San Sebastiàn è uno stile di vita oltre che una città definitiva, la più affascinante di tutto il paese, dove tornare e tornare e tornare un'altra volta ancora, per rigenerarsi, perchè ha ragione Muñoz Molina, sembra la fine del mondo, ed invece non finisce un bel niente, perchè è piena di vita. Allo stesso tempo, è un luogo in cui giocare a sentirsi Tonio Kröger ("Io sto tra due mondi, di cui nessuno è il mio, e per questo la mia vita è un po' difficile"), in cui provare a fuggire da sè stessi, in cui indulgere nella contemplazione del muro bianco, sotto forma di mare perennemente increspato, di cui si sente sempre il fremito.
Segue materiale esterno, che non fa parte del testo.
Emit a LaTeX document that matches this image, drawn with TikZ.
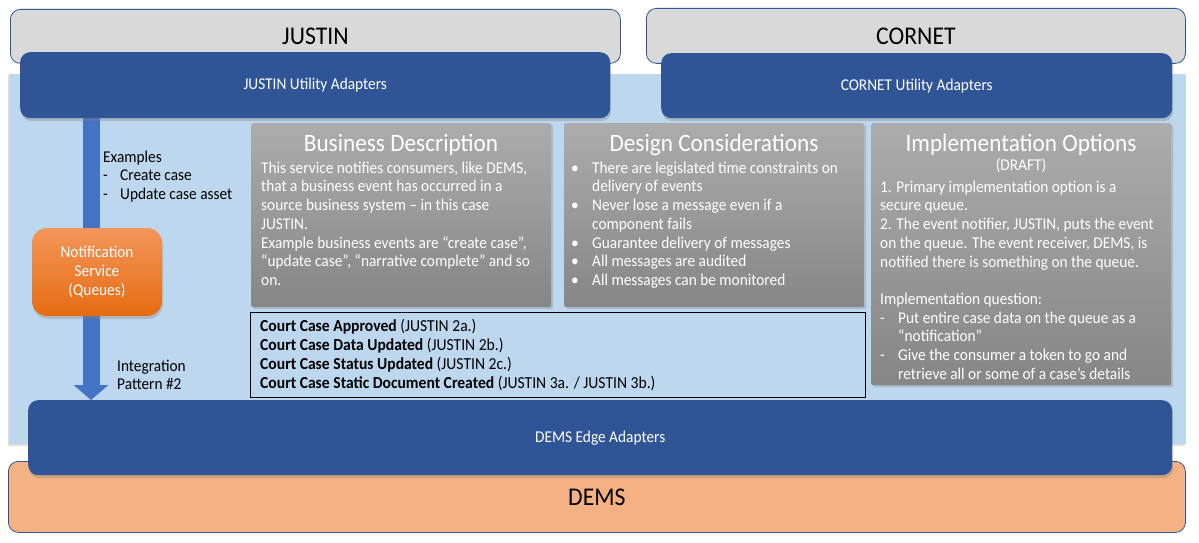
\documentclass[tikz,border=0pt]{standalone}
\usepackage{fontspec}
\setmainfont{Carlito}[FakeStretch=0.93]
\usetikzlibrary{shadows,arrows.meta,positioning}
\definecolor{dkblue}{RGB}{47,85,151}
\definecolor{topgrey}{RGB}{217,217,217}
\definecolor{lightbg}{RGB}{189,215,238}
\definecolor{flowblue}{RGB}{68,114,196}
\definecolor{demsorange}{RGB}{244,177,131}
\definecolor{greytop}{RGB}{172,172,172}
\definecolor{greybot}{RGB}{134,134,134}
\definecolor{orangetop}{RGB}{243,150,90}
\definecolor{orangebot}{RGB}{229,108,18}
\newcommand{\bodyfont}{\fontsize{16.5}{18.7}\selectfont}
\newcommand{\bul}{\makebox[21pt][l]{•}}
\newcommand{\bulind}{\hspace*{21pt}}
\newcommand{\dsh}[1]{\makebox[#1][l]{-}}

\begin{document}
\begin{tikzpicture}[x=1pt,y=-1pt,
  topbox/.style={draw=dkblue, line width=0.8pt, fill=topgrey, rounded corners=10pt,
    anchor=north west, font=\fontsize{25.5}{30}\selectfont},
  adapter/.style={fill=dkblue, rounded corners=10pt, anchor=north west, text=white,
    font=\bodyfont, drop shadow={shadow xshift=1pt,shadow yshift=-3pt,opacity=0.35}},
  infobox/.style={top color=greytop, bottom color=greybot, rounded corners=2pt,
    anchor=north west, drop shadow={shadow xshift=2pt,shadow yshift=-2pt,opacity=0.3}},
  titletxt/.style={anchor=base, inner sep=0, text=white, font=\fontsize{25}{30}\selectfont},
  bodytxt/.style={anchor=north west, inner sep=0, align=left, font=\bodyfont},
  flowarrow/.style={line width=17pt, draw=flowblue, -{Triangle[width=34pt,length=15pt]}}]
\fill[white] (0,0) rectangle (1199,543);
\useasboundingbox (0,0) rectangle (1199,543);

\fill[lightbg, drop shadow={shadow xshift=-1pt,shadow yshift=-2pt,opacity=0.25}] (9,74) rectangle (1186,444);

\node[topbox, minimum width=610pt, minimum height=54pt] (justin) at (10,9) {JUSTIN};
\node[topbox, minimum width=539pt, minimum height=55pt] (cornet) at (646,8) {CORNET};
\node[topbox, fill=demsorange, minimum width=1177pt, minimum height=71pt] (dems) at (8,461) {DEMS};

\coordinate (flowtop) at (91,118);
\coordinate (flowend) at (91,400);
\draw[flowarrow] (flowtop) -- (flowend);

\node[adapter, minimum width=590pt, minimum height=66pt] (justinad) at (20,52) {JUSTIN Utility Adapters};
\node[adapter, minimum width=511pt, minimum height=65pt] (cornetad) at (661,53) {CORNET Utility Adapters};
\node[adapter, minimum width=1144pt, minimum height=75pt] (demsad) at (28,400) {DEMS Edge Adapters};

\node[top color=orangetop, bottom color=orangebot, rounded corners=15pt, text=white,
  align=center, font=\bodyfont, minimum width=130pt, minimum height=88pt,
  drop shadow={shadow xshift=1pt,shadow yshift=-3pt,opacity=0.3}] (notify) at (97,272)
  {Notification\\Service\\(Queues)};

\node[bodytxt] (examples) at (103,149) {\rule{0pt}{13pt}Examples\\
  \dsh{17pt}Create case\\ \dsh{17pt}Update case asset};
\node[bodytxt] (pattern) at (117,358) {\rule{0pt}{13pt}Integration\\Pattern \#2};

% info boxes
\node[infobox, minimum width=300pt, minimum height=184pt] (bizbox) at (251,123) {};
\node[infobox, minimum width=300pt, minimum height=184pt] (designbox) at (564,123) {};
\node[infobox, minimum width=300pt, minimum height=262pt] (implbox) at (871,123) {};

\node[titletxt] (biztitle) at (401,151.5) {Business Description};
\node[titletxt] (designtitle) at (714,151.5) {Design Considerations};
\node[titletxt] (impltitle) at (1021,151.5) {Implementation Options};
\node[titletxt, font=\bodyfont] (draft) at (1021,170) {(DRAFT)};

\node[bodytxt, text=white] (biztxt) at (261,160) {\rule{0pt}{13pt}This service notifies consumers, like DEMS,\\
  that a business event has occurred in a\\
  source business system -- in this case\\
  JUSTIN.\\
  Example business events are “create case”,\\
  “update case”, “narrative complete” and so\\
  on.};
\node[bodytxt, text=white] (designtxt) at (571,160) {\rule{0pt}{13pt}\bul There are legislated time constraints on\\
  \bulind delivery of events\\
  \bul Never lose a message even if a\\
  \bulind component fails\\
  \bul Guarantee delivery of messages\\
  \bul All messages are audited\\
  \bul All messages can be monitored};
\node[bodytxt, text=white] (impltxt) at (880,179) {\rule{0pt}{13pt}1. Primary implementation option is a\\
  secure queue.\\
  2. The event notifier, JUSTIN, puts the event\\
  on the queue. The event receiver, DEMS, is\\
  notified there is something on the queue.\\
  \mbox{}\\
  Implementation question:\\
  \dsh{18pt}Put entire case data on the queue as a\\
  \hspace*{18pt}“notification”\\
  \dsh{18pt}Give the consumer a token to go and\\
  \hspace*{18pt}retrieve all or some of a case’s details};

% events
\node[draw=black, line width=0.8pt, fill=lightbg, anchor=north west, minimum width=615pt,
  minimum height=85pt] (courtbox) at (250,312) {};
\node[bodytxt, font=\fontsize{16.8}{18.8}\selectfont] (courttxt) at (260,318.5) {\rule{0pt}{13pt}\textbf{Court Case Approved} (JUSTIN 2a.)\\
  \textbf{Court Case Data Updated} (JUSTIN 2b.)\\
  \textbf{Court Case Status Updated} (JUSTIN 2c.)\\
  \textbf{Court Case Static Document Created} (JUSTIN 3a. / JUSTIN 3b.)};
\end{tikzpicture}
\end{document}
Qualche anno fa un mio amico che lì ha una casa a cinque minuti dalla spiaggia mi spedì il disco che più di tutti incarna un certo spirito donostiarra, "Un soplo en el corazòn" dei Family, un duo assurdo che a metà degli anni novanta decise, più per gioco che per passione, di registrare un disco fondamentale per un'intera generazione e poi scomparire per sempre. Un soplo en el corazòn è il disco da ascoltare di inverno quando si ha nostalgia dell'estate appena trascorsa e si attende con trepidazione l'estate che deve arrivare, perchè le cose più belle e quelle più tristi succedono solo in quei tre mesi, e il resto del tempo sono solo esercizi spirituali per giovani adolescenti, in cui imparare la nobile arte del rimpianto e dell'illusione, come ne "El bello verano":

"Tengo ganas de fiesta, de que acabe el invierno, de volver a nadar en el mar. De soñar el verano en el que fuimos novios y poderle cambiar el final [..] Tu cara triste, mi amor de plata, podemos volver a empezar. Seremos delfines o ballenas azules viviendo en el fondo del mar".

Perchè San Sebastiàn, così come l'estate, o l'adolescenza, o il nord, sono come il diritto secondo Savigny, non hanno un'esistenza empirica per sè stesse, ma la loro essenza, piuttosto, è la vita stessa dell'uomo contemplata da un punto di vista speciale. Un disco che parla di San Sebastiàn è allora necessariamente un disco imperfetto, ingenuo, immaginativo, ma allo stesso tempo un disco "in cui non manca nulla e nulla è di troppo", come lo descrisse il mio amico basco, perchè così è la città che rappresenta. Lo stesso amico che, in una recente lettera, si lamentava per la sua incapacità di afferrare i dettagli di ciò che lo circonda, perchè "credo che arrivo alle cose, le capisco però rimango lì, non vado oltre, mi fermo alla superficie, non approfondisco e così quel poco che imparo non posso trasmetterlo", quando invece proprio lui mi ha trasmesso il dolce piacere di sedersi per ore e ore sul muro della spiaggia più estrema della città, quella di Gros, con un botellìn di birra dopo l'altro in mano, finchè il sole non tramonta dietro l'isola di Santa Clara, i surfisti più temerari sciamano verso i bar del lungomare, il vento autunnale soffia sempre più forte, e si fa l'ora della proiezione del prossimo pallosissimo film argentino al festival;  
oppure di ripararsi in certi gelidi pomeriggi d'inverno dietro le vetrate del Branka, il bar sotto la casa di Chillida e al lato del circolo del tennis, con un mentapoleo fumante tra le mani, le ragazze che distrattamente passano davanti e il giornale sportivo aperto sul tavolo di fòrmica; in un caso e nell'altro, sempre con lo sguardo fisso al mare, rivolto alle onde che arrivano da chissà dove per morire sulla spiaggia, ripensando alle estati mancate della nostra vita e avendo fiducia in quelle che verranno, ricordando gli amici del mare che -chissà perchè- il resto dell'anno non esistono, affondando nella nostalgia di certe melodie del gruppo più famoso mai uscito da San Sebastiàn, La buena vida, che, guardacaso, proprio in una canzone che si chiama "Verano" si auguravano che "Tal vez el mejor verano sea el que hoy me das".